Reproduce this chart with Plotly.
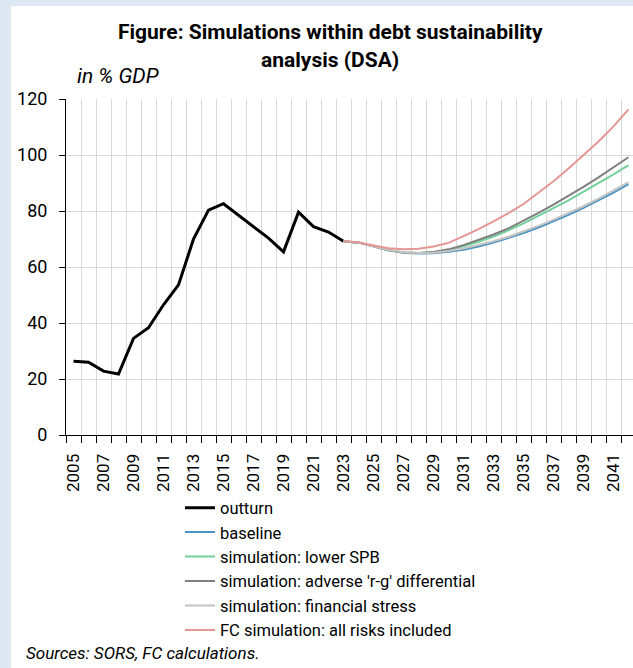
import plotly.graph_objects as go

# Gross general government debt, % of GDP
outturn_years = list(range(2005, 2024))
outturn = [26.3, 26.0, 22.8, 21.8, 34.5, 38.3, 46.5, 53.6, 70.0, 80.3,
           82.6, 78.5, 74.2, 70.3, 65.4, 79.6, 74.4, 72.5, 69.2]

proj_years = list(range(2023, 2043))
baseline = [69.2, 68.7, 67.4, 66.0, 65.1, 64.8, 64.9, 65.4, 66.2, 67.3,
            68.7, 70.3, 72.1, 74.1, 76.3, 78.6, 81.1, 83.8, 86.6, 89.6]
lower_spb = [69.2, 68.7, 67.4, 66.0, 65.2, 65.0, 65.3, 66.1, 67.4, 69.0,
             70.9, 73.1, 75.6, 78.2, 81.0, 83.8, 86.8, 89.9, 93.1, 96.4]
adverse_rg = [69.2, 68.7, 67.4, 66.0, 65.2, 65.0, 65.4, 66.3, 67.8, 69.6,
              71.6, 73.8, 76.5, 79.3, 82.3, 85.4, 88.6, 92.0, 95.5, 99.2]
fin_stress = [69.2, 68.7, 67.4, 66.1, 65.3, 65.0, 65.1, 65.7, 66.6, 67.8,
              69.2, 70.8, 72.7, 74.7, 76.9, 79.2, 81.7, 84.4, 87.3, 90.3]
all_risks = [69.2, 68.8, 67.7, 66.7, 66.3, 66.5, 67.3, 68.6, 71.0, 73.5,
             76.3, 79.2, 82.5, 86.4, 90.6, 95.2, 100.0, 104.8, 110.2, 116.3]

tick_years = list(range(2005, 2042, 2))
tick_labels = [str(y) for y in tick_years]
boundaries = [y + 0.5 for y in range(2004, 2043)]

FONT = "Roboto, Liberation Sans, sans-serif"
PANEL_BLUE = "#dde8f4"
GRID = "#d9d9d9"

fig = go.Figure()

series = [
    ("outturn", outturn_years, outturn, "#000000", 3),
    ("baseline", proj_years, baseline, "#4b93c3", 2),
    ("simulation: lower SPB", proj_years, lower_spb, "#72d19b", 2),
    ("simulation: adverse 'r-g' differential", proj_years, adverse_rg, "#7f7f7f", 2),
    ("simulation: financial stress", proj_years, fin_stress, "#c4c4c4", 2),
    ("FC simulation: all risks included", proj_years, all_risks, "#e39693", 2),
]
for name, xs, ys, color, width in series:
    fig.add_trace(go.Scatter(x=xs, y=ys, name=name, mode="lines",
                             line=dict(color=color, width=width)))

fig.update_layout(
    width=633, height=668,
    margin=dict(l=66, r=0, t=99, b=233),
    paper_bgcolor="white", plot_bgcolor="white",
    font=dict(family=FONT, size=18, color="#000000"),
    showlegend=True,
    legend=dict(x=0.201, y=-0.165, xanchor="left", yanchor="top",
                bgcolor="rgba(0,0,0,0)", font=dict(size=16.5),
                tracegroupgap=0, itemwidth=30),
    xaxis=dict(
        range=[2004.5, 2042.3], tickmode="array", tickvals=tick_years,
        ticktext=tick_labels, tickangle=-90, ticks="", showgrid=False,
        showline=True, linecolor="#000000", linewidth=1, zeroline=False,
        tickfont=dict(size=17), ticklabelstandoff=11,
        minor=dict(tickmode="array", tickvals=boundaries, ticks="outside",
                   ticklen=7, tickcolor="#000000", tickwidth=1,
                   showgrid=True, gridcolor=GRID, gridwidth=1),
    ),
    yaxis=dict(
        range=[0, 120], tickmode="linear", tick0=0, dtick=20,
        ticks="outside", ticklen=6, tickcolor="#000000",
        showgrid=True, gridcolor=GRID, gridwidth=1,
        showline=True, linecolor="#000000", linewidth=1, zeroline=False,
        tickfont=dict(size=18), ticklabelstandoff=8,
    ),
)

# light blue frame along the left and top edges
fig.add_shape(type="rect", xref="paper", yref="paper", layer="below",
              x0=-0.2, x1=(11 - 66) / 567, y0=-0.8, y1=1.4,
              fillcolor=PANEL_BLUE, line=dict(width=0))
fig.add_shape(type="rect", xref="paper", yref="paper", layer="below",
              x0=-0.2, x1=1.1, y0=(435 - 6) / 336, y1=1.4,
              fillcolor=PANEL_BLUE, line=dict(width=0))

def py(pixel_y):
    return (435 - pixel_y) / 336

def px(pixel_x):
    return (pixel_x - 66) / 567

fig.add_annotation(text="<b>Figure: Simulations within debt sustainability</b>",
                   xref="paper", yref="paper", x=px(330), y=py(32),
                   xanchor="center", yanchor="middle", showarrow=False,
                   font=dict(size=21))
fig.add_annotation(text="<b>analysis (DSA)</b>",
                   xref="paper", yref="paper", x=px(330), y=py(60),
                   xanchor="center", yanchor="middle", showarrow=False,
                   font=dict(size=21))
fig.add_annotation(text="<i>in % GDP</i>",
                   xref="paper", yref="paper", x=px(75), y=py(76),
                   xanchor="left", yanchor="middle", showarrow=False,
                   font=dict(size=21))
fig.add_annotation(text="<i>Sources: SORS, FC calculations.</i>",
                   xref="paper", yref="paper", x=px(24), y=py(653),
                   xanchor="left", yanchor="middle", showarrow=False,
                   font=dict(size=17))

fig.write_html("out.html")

# What to do:
Restate the data above word for word. Do not include the images.

# Reply:
Reproduce this chart with Plotly.
import plotly.graph_objects as go

# Gross general government debt, % of GDP
outturn_years = list(range(2005, 2024))
outturn = [26.3, 26.0, 22.8, 21.8, 34.5, 38.3, 46.5, 53.6, 70.0, 80.3,
           82.6, 78.5, 74.2, 70.3, 65.4, 79.6, 74.4, 72.5, 69.2]

proj_years = list(range(2023, 2043))
baseline = [69.2, 68.7, 67.4, 66.0, 65.1, 64.8, 64.9, 65.4, 66.2, 67.3,
            68.7, 70.3, 72.1, 74.1, 76.3, 78.6, 81.1, 83.8, 86.6, 89.6]
lower_spb = [69.2, 68.7, 67.4, 66.0, 65.2, 65.0, 65.3, 66.1, 67.4, 69.0,
             70.9, 73.1, 75.6, 78.2, 81.0, 83.8, 86.8, 89.9, 93.1, 96.4]
adverse_rg = [69.2, 68.7, 67.4, 66.0, 65.2, 65.0, 65.4, 66.3, 67.8, 69.6,
              71.6, 73.8, 76.5, 79.3, 82.3, 85.4, 88.6, 92.0, 95.5, 99.2]
fin_stress = [69.2, 68.7, 67.4, 66.1, 65.3, 65.0, 65.1, 65.7, 66.6, 67.8,
              69.2, 70.8, 72.7, 74.7, 76.9, 79.2, 81.7, 84.4, 87.3, 90.3]
all_risks = [69.2, 68.8, 67.7, 66.7, 66.3, 66.5, 67.3, 68.6, 71.0, 73.5,
             76.3, 79.2, 82.5, 86.4, 90.6, 95.2, 100.0, 104.8, 110.2, 116.3]

tick_years = list(range(2005, 2042, 2))
tick_labels = [str(y) for y in tick_years]
boundaries = [y + 0.5 for y in range(2004, 2043)]

FONT = "Roboto, Liberation Sans, sans-serif"
PANEL_BLUE = "#dde8f4"
GRID = "#d9d9d9"

fig = go.Figure()

series = [
    ("outturn", outturn_years, outturn, "#000000", 3),
    ("baseline", proj_years, baseline, "#4b93c3", 2),
    ("simulation: lower SPB", proj_years, lower_spb, "#72d19b", 2),
    ("simulation: adverse 'r-g' differential", proj_years, adverse_rg, "#7f7f7f", 2),
    ("simulation: financial stress", proj_years, fin_stress, "#c4c4c4", 2),
    ("FC simulation: all risks included", proj_years, all_risks, "#e39693", 2),
]
for name, xs, ys, color, width in series:
    fig.add_trace(go.Scatter(x=xs, y=ys, name=name, mode="lines",
                             line=dict(color=color, width=width)))

fig.update_layout(
    width=633, height=668,
    margin=dict(l=66, r=0, t=99, b=233),
    paper_bgcolor="white", plot_bgcolor="white",
    font=dict(family=FONT, size=18, color="#000000"),
    showlegend=True,
    legend=dict(x=0.201, y=-0.165, xanchor="left", yanchor="top",
                bgcolor="rgba(0,0,0,0)", font=dict(size=16.5),
                tracegroupgap=0, itemwidth=30),
    xaxis=dict(
        range=[2004.5, 2042.3], tickmode="array", tickvals=tick_years,
        ticktext=tick_labels, tickangle=-90, ticks="", showgrid=False,
        showline=True, linecolor="#000000", linewidth=1, zeroline=False,
        tickfont=dict(size=17), ticklabelstandoff=11,
        minor=dict(tickmode="array", tickvals=boundaries, ticks="outside",
                   ticklen=7, tickcolor="#000000", tickwidth=1,
                   showgrid=True, gridcolor=GRID, gridwidth=1),
    ),
    yaxis=dict(
        range=[0, 120], tickmode="linear", tick0=0, dtick=20,
        ticks="outside", ticklen=6, tickcolor="#000000",
        showgrid=True, gridcolor=GRID, gridwidth=1,
        showline=True, linecolor="#000000", linewidth=1, zeroline=False,
        tickfont=dict(size=18), ticklabelstandoff=8,
    ),
)

# light blue frame along the left and top edges
fig.add_shape(type="rect", xref="paper", yref="paper", layer="below",
              x0=-0.2, x1=(11 - 66) / 567, y0=-0.8, y1=1.4,
              fillcolor=PANEL_BLUE, line=dict(width=0))
fig.add_shape(type="rect", xref="paper", yref="paper", layer="below",
              x0=-0.2, x1=1.1, y0=(435 - 6) / 336, y1=1.4,
              fillcolor=PANEL_BLUE, line=dict(width=0))

def py(pixel_y):
    return (435 - pixel_y) / 336

def px(pixel_x):
    return (pixel_x - 66) / 567

fig.add_annotation(text="<b>Figure: Simulations within debt sustainability</b>",
                   xref="paper", yref="paper", x=px(330), y=py(32),
                   xanchor="center", yanchor="middle", showarrow=False,
                   font=dict(size=21))
fig.add_annotation(text="<b>analysis (DSA)</b>",
                   xref="paper", yref="paper", x=px(330), y=py(60),
                   xanchor="center", yanchor="middle", showarrow=False,
                   font=dict(size=21))
fig.add_annotation(text="<i>in % GDP</i>",
                   xref="paper", yref="paper", x=px(75), y=py(76),
                   xanchor="left", yanchor="middle", showarrow=False,
                   font=dict(size=21))
fig.add_annotation(text="<i>Sources: SORS, FC calculations.</i>",
                   xref="paper", yref="paper", x=px(24), y=py(653),
                   xanchor="left", yanchor="middle", showarrow=False,
                   font=dict(size=17))

fig.write_html("out.html")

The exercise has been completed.